A full answer here has several parts. First, at the time of writing it's important to bear in mind that ConTeXt is not only available but works well, while LaTeX3 is a concept which is being developed. That means that it's not even 100% clear what shape LaTeX3 will take. It's also not clear that LaTeX3 will deliver, but for the purposes of answering the question I'll ignore this! I'll also highlight what seem to be (broad) similarities.

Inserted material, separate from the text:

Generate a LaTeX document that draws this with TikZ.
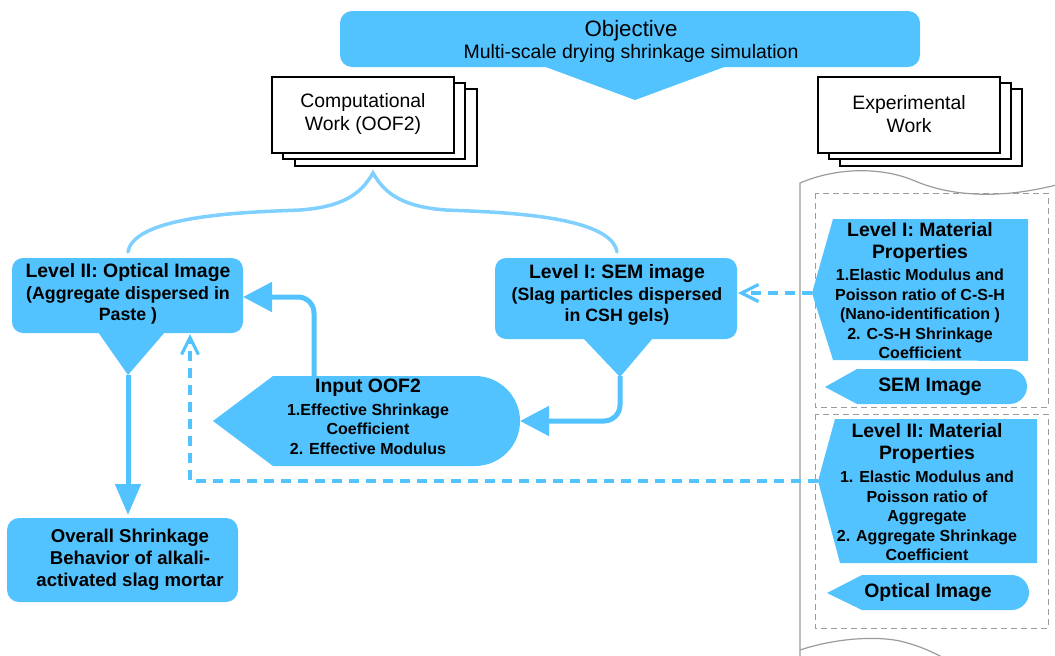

There are then two broad areas to talk about: the user 'experience' and the implementation. In both areas, there are differences but I'd like to highlight one important similarity: both ConTeXt and LaTeX3 are ultimately TeX-based. A radically-different approach from either would be to parse input using another language (Python is often highlighted, for its scripting ability), then convert to TeX primitives (plus low-level macros), and only do the real typesetting in TeX. Neither ConTeXt nor LaTeX3 do that.
At the user level
At the user level, LaTeX works with the concept of a document class as a key concept, .i.e. you always have:
In LaTeX2e, the separation between a class and adding code is somewhat diffuse. The idea for LaTeX3 is to make 'design' and 'code' separate areas, and so have the document class as a purely design concept. ConTeXt does not enforce the idea of a loading a particular 'style' for a document in the same way (although it is possible to load a module to set defaults). There is a key philosophical difference here, as ConTeXt is in many ways closer to the plain TeX concept of 'author as designer', while LaTeX3 is intended to enhance the separation of the two roles.
An area where there is clear similarity is that LaTeX3 will make a lot more use of keyval input 'out of the box' than LaTeX2e does. This is very much a similarity to ConTeXt, which makes extensive use of keyval. There are, however, differences in implementation (the classic one is that LaTeX keyval input skips spaces around the
=, while ConTeXt does not).
Another similarity in this area is that the scope of 'core' LaTeX3 supported ideas is intended to be much broader than 'core' LaTeX2e ones, and thus similar to what ConTeXt manages. Quite how this works out depends on the development of LaTeX3, do it is not possible at this stage to give a more detailed analysis of this area. This area encompasses the 'limitations of LaTeX2e' part of the question. For example, ConTeXt can do proper grid typesetting, which is a significant challenge in LaTeX2e.
At the implementation level, ConTeXt (Mark IV) uses a mix of TeX and Lua. On the other hand, LaTeX3 is (currently) dependent on e-TeX plus the
\pdfstrcmp macro (or equivalent functionality), and thus works with suitably recent versions of pdfTeX, XeTeX and LuaTeX. LaTeX3 then constructs a programming language of its own ('expl3') using the require TeX primitives. This is clearly a fundamental different, as Lua provides ConTeXt with a flexible programming system and also access to TeX internals that are not available using primitives. At the time of writing, it's not clear how LaTeX3 might handle 'LuaTeX-only' ideas: might there be team-supported 'LuaTeX-only' modules, for example?
The fact that LaTeX3 uses only TeX, whereas ConTeXt uses a large amount of Lua, leads on to the fact that LaTeX3, like LaTeX2e, is intended to be a TeX format which can be used in a 'classical' manner
pdftex "&latex3" <myfile>
ConTeXt, in contrast, is a more 'dynamic' assembly as the Lua part is not saved into the format file. Thus ConTeXt is always executed using the
context script. Using this script-based wrapper, ConTeXt can deal with multiple TeX runs, indexing and so forth 'automagically'. The intention (at present) is that LaTeX3 will work in the same way as LaTeX2e: one LaTeX run = one TeX run.
ConTeXt is build explicitly on TeX and Lua, while LaTeX3 defines its own language, expl3. Thus programming ConTeXt means programming in TeX, which is not documented formally in the ConTeXt manuals. A key driver behind LaTeX3 is the idea that beyond the kernel, everything needed to program LaTeX3 should be documented in the LaTeX3 documentation.
LaTeX3 is also aiming for a clear separation between user functions and internal functions, i.e. for every document-level function
\foo there should be a (documented) internal function
\int_foo. ConTeXt has a very rich set of interfaces, but is not (to my knowledge) built on quite such strict 'two-layer' principles.